Willfulness Versus Expectation
This week we consider another view on the issue of whether some contractual breaches are such that additional remedies should be imposed by the courts, beyond the traditional damages for breach of contract.
In other words, Is some conduct sufficiently wrongful that a court should have the right to impose additional damages to deter such wrongful acts? The law of fiduciary duties answers “Yes – courts should award additional damages by way of deterrence.” Does this analysis hold weight in a contractual setting?
Professors Steve Thel and Peter Siegelman state that, in the context of a contractual breach, “Willfulness matters [ ] because it identifies those breaches that should be prevented or deterred – that is, all breaches that could have been avoided at little or no cost to the promisor.”
Now, I agree that wilfulness matters, but I believe that the reason why is tied to the relationship between the parties. Thel and Siegelman instead posit that “when willfulness [ ] is present, courts rightly award remedies that serve to deprive the promisor of any incentive to breach and to assure the promisee of getting full expectation.” Thus, they tie “deterrence damages” to the relative ease by which a party could have avoided breach.

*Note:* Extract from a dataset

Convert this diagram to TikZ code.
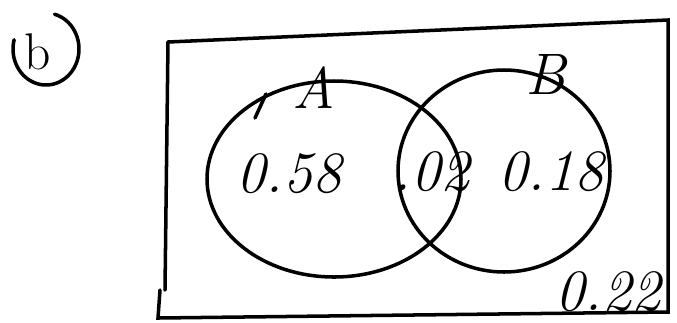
\documentclass[tikz,border=0pt]{standalone}
\begin{document}
\begin{tikzpicture}[x=0.03cm,y=-0.03cm,line width=3pt,line cap=round,
  val/.style={font=\fontsize{50}{50}\selectfont\itshape}]
\useasboundingbox (0,0) rectangle (677,322);
\coordinate (TL) at (168,42);
\coordinate (TR) at (668,20);
\coordinate (BR) at (668,312);
\coordinate (BL) at (158,318);
\draw (TL)--(TR)--(BR)--(BL)--(160,290);
\draw (165,290)--(TL);
\draw (334,179) ellipse [x radius=127, y radius=98];
\draw (504,171) ellipse [x radius=106, y radius=101];
\draw (255,118)--(266,94);
\node[val] (a) at (314,88) {A};
\node[val] (b) at (546,74) {B};
\node[val] (pa) at (289,174) {0.58};
\node[val] (pab) at (432,172) {.02};
\node[val] (pb) at (551,172) {0.18};
\node[val] (pn) at (608,292) {0.22};
\node[font=\fontsize{44}{44}\selectfont] (lbl) at (38,52) {b};
\draw (lbl.center) ++(8,-3) ++(195:33 and 36) arc[start angle=195,end angle=-75,x radius=33,y radius=36];
\end{tikzpicture}
\end{document}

Professors Thel and Siegelman acknowledge that “contract law generally does not concern itself with the morality of breach in any direct way. People enter into contracts in hopes that the promises made to them will be kept, and when a promise is broken, the promisee’s injury is typically the same whatever the reason for the breach. A disappointed promisee ought to be satisfied with full expectation, regardless of what motivated the breach.”
Good point, and an analysis often relied upon by judges. However, “while contracting parties will agree upon different levels of commitment in different situations, they will almost always agree that some breaches are out of bounds.”

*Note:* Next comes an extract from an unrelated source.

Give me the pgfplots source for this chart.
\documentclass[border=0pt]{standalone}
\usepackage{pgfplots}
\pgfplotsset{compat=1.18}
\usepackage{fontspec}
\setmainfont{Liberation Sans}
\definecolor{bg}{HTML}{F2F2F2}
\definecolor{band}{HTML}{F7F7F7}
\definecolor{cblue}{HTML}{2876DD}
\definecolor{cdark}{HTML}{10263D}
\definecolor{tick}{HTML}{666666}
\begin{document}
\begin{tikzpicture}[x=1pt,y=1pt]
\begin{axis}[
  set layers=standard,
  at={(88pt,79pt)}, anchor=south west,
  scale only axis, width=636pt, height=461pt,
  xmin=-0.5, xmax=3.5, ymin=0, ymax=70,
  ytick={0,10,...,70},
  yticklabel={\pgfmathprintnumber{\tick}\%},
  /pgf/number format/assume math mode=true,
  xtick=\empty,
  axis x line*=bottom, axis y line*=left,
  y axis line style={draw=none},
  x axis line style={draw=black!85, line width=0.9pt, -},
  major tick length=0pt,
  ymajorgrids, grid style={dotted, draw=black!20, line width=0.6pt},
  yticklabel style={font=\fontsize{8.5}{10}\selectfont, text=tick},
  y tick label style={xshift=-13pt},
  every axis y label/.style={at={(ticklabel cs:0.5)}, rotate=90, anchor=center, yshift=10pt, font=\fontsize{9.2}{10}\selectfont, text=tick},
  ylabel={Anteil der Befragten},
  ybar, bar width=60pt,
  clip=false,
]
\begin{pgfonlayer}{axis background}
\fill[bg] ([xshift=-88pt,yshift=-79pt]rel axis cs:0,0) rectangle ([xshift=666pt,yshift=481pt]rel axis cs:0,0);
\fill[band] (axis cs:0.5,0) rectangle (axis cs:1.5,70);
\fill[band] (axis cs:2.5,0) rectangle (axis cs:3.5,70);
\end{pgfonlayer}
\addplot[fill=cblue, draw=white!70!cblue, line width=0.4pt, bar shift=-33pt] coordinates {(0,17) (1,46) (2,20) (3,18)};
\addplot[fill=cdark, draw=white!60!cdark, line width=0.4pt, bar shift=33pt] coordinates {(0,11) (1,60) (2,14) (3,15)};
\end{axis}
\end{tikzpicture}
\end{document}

That’s the $64 question. What kinds of breach fall outside of societal norms? I think that looking at the conduct inherent in the breach can lead to inconsistent results. Contract law is, after all, greatly concerned with consistency. In my view, certain kinds of contractual relationship lead to greater reliance by one of the parties, and therefore the law should impose a higher standard of duty on the breaching party. This is similar to the concept applied to fiduciaries.
Professors Thel and Siegelman work from a well-known case involving a construction project in which the contractor failed to use the materials specified by the contract. “Imagine a variant in which the contract calls for Reading pipe, but the builder deliberately substitutes Cohoes, which is cheaper (but just as good), with the intent of keeping the savings. Should this be treated as a willful breach? We suggest that it should be.”

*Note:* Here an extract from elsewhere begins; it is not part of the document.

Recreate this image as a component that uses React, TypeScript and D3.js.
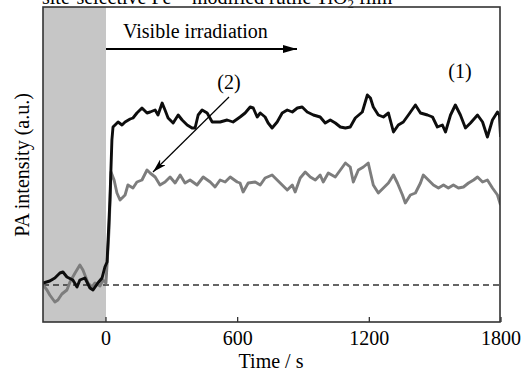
import React from "react";
import * as d3 from "d3";

// (time s, PA intensity a.u.) — curve (1), black
const series1: [number, number][] = [
  [-287, 0.2], [-256, 0.4], [-233, 0.7], [-210, 1.2], [-196, 1.3], [-178, 0.8], [-151, 0.5],
  [-132, -0.2], [-119, 0.5], [-96, 0.7], [-73, -0.3], [-59, -0.5], [-37, 0.2], [-18, 0.7],
  [-5, 1.8], [5, 2.3], [18, 8.5], [27, 14.5], [32, 15.8], [55, 16.3], [73, 16.0], [87, 16.3],
  [110, 16.6], [123, 16.7], [141, 17.2], [164, 17.7], [187, 17.2], [201, 17.3], [224, 17.5],
  [237, 17.0], [256, 18.2], [269, 17.5], [283, 16.7], [306, 16.2], [329, 17.0], [347, 16.5],
  [370, 16.0], [392, 15.7], [406, 15.7], [420, 17.0], [438, 17.5], [461, 17.2], [484, 16.3],
  [497, 16.3], [520, 16.3], [552, 16.5], [579, 16.3], [611, 16.8], [634, 17.2], [657, 17.8],
  [671, 17.7], [689, 16.8], [703, 17.2], [725, 16.8], [739, 16.2], [757, 15.7], [780, 16.3],
  [803, 17.2], [826, 17.5], [849, 17.3], [872, 17.7], [894, 17.8], [917, 17.3], [945, 17.0],
  [976, 16.8], [999, 16.2], [1022, 16.5], [1045, 16.2], [1068, 15.8], [1091, 15.7], [1113, 15.8],
  [1136, 16.7], [1168, 17.3], [1191, 19.0], [1205, 18.7], [1218, 17.8], [1241, 17.0], [1264, 16.8],
  [1287, 17.2], [1310, 15.3], [1332, 16.0], [1355, 16.3], [1378, 17.0], [1410, 18.0], [1433, 17.2],
  [1465, 17.0], [1488, 16.8], [1510, 15.8], [1533, 16.0], [1547, 15.3], [1570, 17.0], [1592, 18.0],
  [1615, 17.0], [1638, 15.7], [1661, 16.2], [1693, 17.0], [1716, 16.3], [1738, 14.8], [1761, 16.5],
  [1784, 17.3], [1793, 17.0], [1798, 14.8],
];

// curve (2), grey
const series2: [number, number][] = [
  [-287, 0.0], [-269, -0.5], [-256, -1.0], [-233, -1.7], [-219, -1.5], [-201, -0.9], [-178, -0.5],
  [-164, 0.3], [-141, 1.2], [-119, 2.0], [-105, 1.5], [-82, 0.2], [-64, -0.2], [-50, 0.2],
  [-27, -0.1], [-14, 0.5], [0, 0.2], [14, 5.5], [23, 11.3], [37, 10.5], [50, 9.2], [64, 8.5],
  [87, 9.0], [100, 10.0], [123, 9.7], [141, 10.3], [164, 10.5], [187, 11.5], [201, 11.2],
  [224, 10.8], [246, 10.0], [269, 10.3], [292, 10.8], [315, 10.2], [338, 11.0], [360, 10.2],
  [383, 10.5], [415, 10.0], [443, 10.8], [475, 10.3], [497, 9.8], [520, 10.5], [543, 10.3],
  [566, 10.8], [598, 10.3], [611, 10.2], [625, 9.3], [648, 10.2], [680, 10.3], [703, 10.0],
  [725, 10.7], [757, 11.0], [780, 10.5], [803, 10.0], [826, 9.5], [849, 10.0], [862, 9.3],
  [885, 10.7], [908, 11.3], [931, 10.8], [954, 10.5], [976, 11.0], [990, 10.3], [1013, 11.2],
  [1045, 10.8], [1068, 11.5], [1091, 12.2], [1113, 11.8], [1127, 10.3], [1150, 11.5], [1173, 11.8],
  [1195, 12.2], [1218, 10.0], [1241, 9.2], [1264, 9.7], [1287, 10.2], [1310, 11.0], [1328, 10.2],
  [1351, 9.0], [1364, 8.2], [1387, 9.0], [1410, 9.2], [1433, 10.2], [1446, 11.0], [1469, 10.5],
  [1492, 10.0], [1515, 9.7], [1538, 10.0], [1560, 9.7], [1583, 10.0], [1606, 9.7], [1629, 9.8],
  [1652, 10.2], [1675, 10.5], [1693, 10.8], [1716, 10.3], [1738, 10.5], [1761, 9.7], [1784, 9.0],
  [1798, 8.0],
];

const xTicks = [0, 600, 1200, 1800];
const darkStart = -287;
const irradiationStart = 0;
const baselineValue = 0;

const FONT = "'Liberation Serif', 'Times New Roman', serif";

export default function App() {
  const W = 528, H = 371;
  const left = 43, right = 500, top = 7, bottom = 322;
  const x = d3.scaleLinear().domain([-287, 1800]).range([43, 501]);
  const y = d3.scaleLinear().domain([-3.7, 27.8]).range([322, 7]);
  const line = d3.line<[number, number]>().x(d => x(d[0])).y(d => y(d[1]));

  return (
    <svg width={W} height={H} style={{ position: "absolute", left: 0, top: 0, background: "#fff" }}>
      <defs>
        <clipPath id="plot">
          <rect x={left} y={top} width={right - left} height={bottom - top} />
        </clipPath>
        <marker id="headBig" viewBox="0 0 14 8" refX="14" refY="4" markerWidth="14" markerHeight="8" markerUnits="userSpaceOnUse" orient="auto">
          <path d="M0,0 L14,4 L0,8 Z" fill="#000" />
        </marker>
        <marker id="headSmall" viewBox="0 0 14 8" refX="14" refY="4" markerWidth="14" markerHeight="8" markerUnits="userSpaceOnUse" orient="auto">
          <path d="M0,0 L14,4 L0,8 L4,4 Z" fill="#000" />
        </marker>
      </defs>
      {/* caption, cut off at the top edge as in the reference */}
      <text x={42} y={4} fontFamily={FONT} fontSize={20} fill="#000">
        site-selective Fe<tspan dy={-8} fontSize={13}>3+</tspan><tspan dy={8}>-modified rutile TiO</tspan><tspan dy={4} fontSize={13}>2</tspan><tspan dy={-4}> film</tspan>
      </text>
      <rect x={x(darkStart)} y={top} width={x(irradiationStart) - x(darkStart)} height={bottom - top} fill="#c6c6c6" />
      <line x1={left} x2={right} y1={y(baselineValue)} y2={y(baselineValue)} stroke="#333" strokeWidth={1.3} strokeDasharray="6,4" />
      <g clipPath="url(#plot)">
        <path d={line(series2) || ""} fill="none" stroke="#7d7d7d" strokeWidth={2.9} strokeLinejoin="round" />
        <path d={line(series1) || ""} fill="none" stroke="#0d0d0d" strokeWidth={2.9} strokeLinejoin="round" />
      </g>
      <rect x={left} y={top} width={right - left} height={bottom - top} fill="none" stroke="#333" strokeWidth={1.6} />
      {xTicks.map(t => (
        <g key={t}>
          <line x1={x(t)} x2={x(t)} y1={bottom} y2={bottom - 5} stroke="#333" strokeWidth={1.3} />
          <text x={x(t)} y={345} textAnchor="middle" fontFamily={FONT} fontSize={20} fill="#000">{t}</text>
        </g>
      ))}
      <text x={271} y={368} textAnchor="middle" fontFamily={FONT} fontSize={20} fill="#000">Time / s</text>
      <text transform="translate(29,165) rotate(-90)" textAnchor="middle" fontFamily={FONT} fontSize={20} fill="#000">PA intensity (a.u.)</text>
      <text x={123} y={38} fontFamily={FONT} fontSize={20} fill="#000">Visible irradiation</text>
      <line x1={106} x2={297} y1={49} y2={49} stroke="#000" strokeWidth={2} markerEnd="url(#headBig)" />
      <text x={229} y={89} textAnchor="middle" fontFamily={FONT} fontSize={20} fill="#000">(2)</text>
      <text x={460} y={78} textAnchor="middle" fontFamily={FONT} fontSize={20} fill="#000">(1)</text>
      <line x1={229} y1={97} x2={153} y2={172} stroke="#000" strokeWidth={1.2} markerEnd="url(#headSmall)" />
    </svg>
  );
}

Why? In my view, the reason why is because the property owner placed additional reliance on the contractor and could not defend himself. According to Thel and Siegelman, ”since the two brands are of identical quality, both builder and owner could be made better off by a breach that substitutes cheaper Cohoes for more-expensive Reading and splits the savings between the two parties . . . That would provide the appropriate party with incentives to look for cheaper materials, and would result in lower contract price.”
Yet, the cost of policing the behavior of the breaching party rises dramatically, and places an undue burden on the property owner. State Thel and Siegelman, “the problem, of course, is that a builder will have an incentive to substitute not just cheaper but functionally identical materials, but also cheaper inferior ones.”
In a 1906 case, Justice Cardozo wrote that “There is no general license to install whatever, in the builder’s judgment, may be regarded as ‘just as good’.” Similarly, the court in Groves v. John Wunder Co. explained that “defendant’s breach . . . was wilful. There was nothing of good faith about it. Hence, that the decision below handsomely rewards bad faith and deliberate breach of contract is obvious. That is not allowable.”
Professors Thel and Siegelman conclude that “this is especially true in a construction contract, where such substitute materials are easy to find and substitutions are often difficult to detect. In the face of this problem, treating the breach as willful and awarding the owner the cost-of-correction measure provides the appropriate incentives for the builder to inform the owner of the opportunity for savings, and to negotiate for consent to deviate from the contract.”
Yet, I think the argument is better cast in terms of the relationship between the parties. A building owner places substantial reliance on the contractor. The law should support such reliance, which is the reason why extra-contractual damages should be awarded for wilful breach.
(Steve Thel and Peter Siegelman, Willfulness Versus Expectation: A Promisor-Based Defense of Willful Breach Doctrine, in Michigan Law Review (June 2009), Vol. 107, No. 8, p. 1517.)